Having followed economic development incentives nationally since the turn of the millennium, I’ve seen some eyebrow-raising deals go down.
There were “big fish” relocation bidding wars that caused countless hours of wasted civic energy at the state and local levels. There were deals set to last far into the future, saddling future generations with an investment for which there was a murky long-term return at best.
There were big tax breaks for projects that failed to live up to their promises or that folded within just a few years. There were companies that received tax incentives for projects to which they had already committed – and, in a couple of cases I know of, on which construction had already begun.
In short, as economic development incentives have grown in popularity nationwide, there are a lot of mistakes that can be – and have been – made. As a result, a growing chorus of critics has assembled across the political spectrum, and in both the public policy and academic spheres.
Fortunately, Utah has protections to shrink the margin for error on its state-level incentives. Among them are limits on the percentage of new revenue that can be captured for an incentive, shorter time limits on the duration of an incentive and a requirement that the incentives be awarded only on a post-performance basis (i.e., only after the company has delivered promised benefits).
Nevertheless, incentives have come under reproach even in the Beehive State. The most prominent criticism came from the Utah Office of the State Auditor in a 2014 report. Among other things, it suggested that the wage data and criteria used to verify the performance of incentivized companies were massaged in some instances in order to allow the companies to qualify for incentive awards. The report also raised concerns about oversight and control weaknesses.
Utah Foundation’s new report, “EDTIF Elevated? Utah’s Evolving State Incentive Program,” chronicles significant changes in the state’s economic development tax increment financing program since 2014. It also calls attention to questions that still remain.

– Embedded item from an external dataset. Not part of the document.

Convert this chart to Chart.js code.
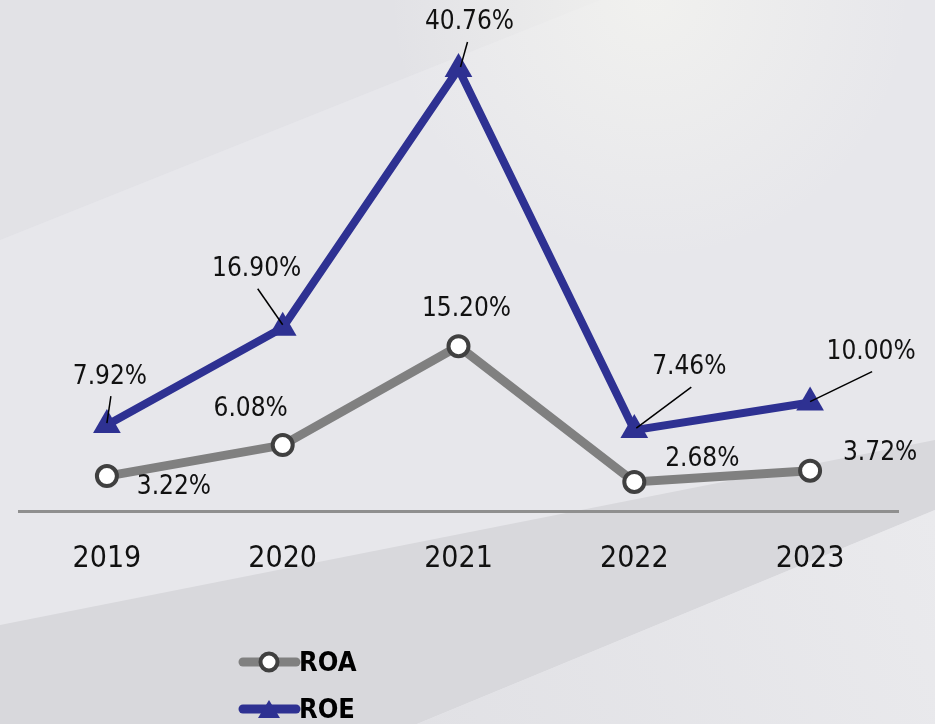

EDTIF, which is administered by the Governor’s Office of Economic Development (GOED), is the state’s most prominent incentive program. It offers a post-performance, refundable tax credit drawing on up to 30% of new state sales taxes, corporate income taxes and employee personal income taxes for up to 20 years.
In response to the 2014 auditor’s report, the Utah Legislature in 2015 passed a bill tightening up EDTIF wage and job requirements and mandating a triennial review of “the state’s return on investment.” GOED has since undergone an independent audit (2017) and submitted two reports to the Utah Legislature’s Revenue and Taxation Interim Committee.
GOED has also upgraded its data verification process, boosted wage performance, bolstered internal controls and improved efficiency. “Today,” GOED told Utah Foundation, “a company’s incentive is 7 years and 20%, compared to 15 years and 25% prior to 2014.”
In 2019, the Utah Legislature passed SB 172, Economic Development Incentives, which called on GOED to revisit the state’s economic development strategy. In response, GOED in November released a new economic development plan, which provides broad guidance for the future.
Still, a number of questions persist. Among them are whether the optimum strategy is in place; whether state-local coordination can be fortified; whether there are ways to make the program more effective and efficient; and whether transparency can be improved.
By multiple measures, EDTIF has been a success. Since its creation in 2005, 24,083 new full-time jobs have been created in connection with the program. GOED reports a 3:1 revenue return on its EDTIF tax investments.
But since its inception, the EDTIF program has also been a work in progress. And given the risks that have come with incentives nationally, continuing that push forward – and building public trust along the way – is well worth the effort.